**Problem:**You want your model to predict ordinal targets well- e.g. you’re optimizing for ranking loss functions (e.g. jaccard similarity (aka Intersection Over Union))

**solution:**rather than predicting if y is`[0, ⅓, ⅔, 1]`

, your model predicts if`y > 0, y > ⅓, y > ⅔`

- this is a better representation of the target

**Why?**I think it’s cause it’s easier for the network to learn these probabilities, than to predict if the target is`0, ⅓, ⅔, or 1`

- Note: you need to do some postprocessing, so the final output is the model’s probability that y is
`0, ⅓, ⅔, or 1`

- the rest of this page explains the math of the postprocessing

**FAQ:**- why not represent each ordinal class as one-hot encoding?
- cause you lose the ordering of values

- this technique works well if your ordinal target has duplicate values

- why not represent each ordinal class as one-hot encoding?

- The main idea:
- Let
`t`

be the true target’s value - Assume your target t has unique values
`[0, ⅓, ⅔, 1]`

- then we will generate 3 new
`target`

columns:`t > 0, t > ⅓`

, and`t > ⅔`

- we fill in each of these new binary columns based on what the original value of t was
- e.g. if the t = ⅔, then the value for that row in each column is:
- in the
`t > 0`

column: 1 - in the
`t > ⅓`

column: 1 - in the
`t > ⅔`

column: 0

- in the

- We can think of these predictions as the model guessing “the probability that
`t > 0`

,`t > ⅓`

, or`t > ⅔`

” - now that we have all these probabilities, we can generate our final answer:
**t_hat = $∑_{a}a⋅P(t=a)$**- where
`P(t = a) = P(t > term below) - P(t > a)`

- see below to understand why this works

- where

- When the values are evenly spaced, as in this example, then the formula simplifies into:
**t_hat = mean(P(t > 0), P(t > ⅓), P(t > ⅔))**

- Let

- here is how we derived the case where “the values are evenly spaced”
- P(t = 0) = 1 - P(t > 0)
- P(t = ⅓) = P(t > 0) - P(t > ⅓)
- P(t = ⅔) = P(t > ⅓) - P(t > ⅔)
- P(t = 1) = P(t > ⅔) - 0

- Then we can express the original target value as:
- t_hat = 0 * P(t = 0) + ⅓P(t = ⅓) + ⅔P(t = ⅔) + 1 * P(t=1)
- TBH I still don’t understand why this equation is true. how did they come up with this formula in the first place???
- My hunch: when the target is ordinal, and there are n rows, each row has a 1/n probability of being on the ith place (if you only look at the target).
- So in this formula:
**t_hat = $∑_{a}a⋅P(t=a)$**- we multiply each probability by a because it somehow “encodes being on a position with 1/n probability”
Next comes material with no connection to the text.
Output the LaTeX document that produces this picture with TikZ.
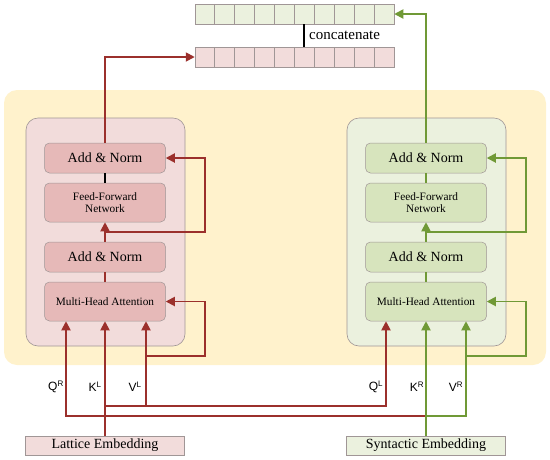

- the only reason why I have this hunch is because below, when we simplify, we cancel many terms out and get a nice “mean” of all the new target columns

- So in this formula:

- t_hat = 0 * P(t = 0) + ⅓P(t = ⅓) + ⅔P(t = ⅔) + 1 * P(t=1)
- substituting and simplifying:
- t_hat = ⅓(P(t > 0) - P(t > 1/3)) + ⅔(P(t > ⅓) - P(t > ⅔)) + P(t > ⅔)`
**t_hat = ⅓P(t > 0) + ⅓P(t > ⅓) + ⅓P(t > ⅔)**

- https://www.kaggle.com/competitions/google-quest-challenge/discussion/129978
- the kaggler forgot which paper this was from
- note that I rewrote this because their explanation wasn’t very good (their notation was bad)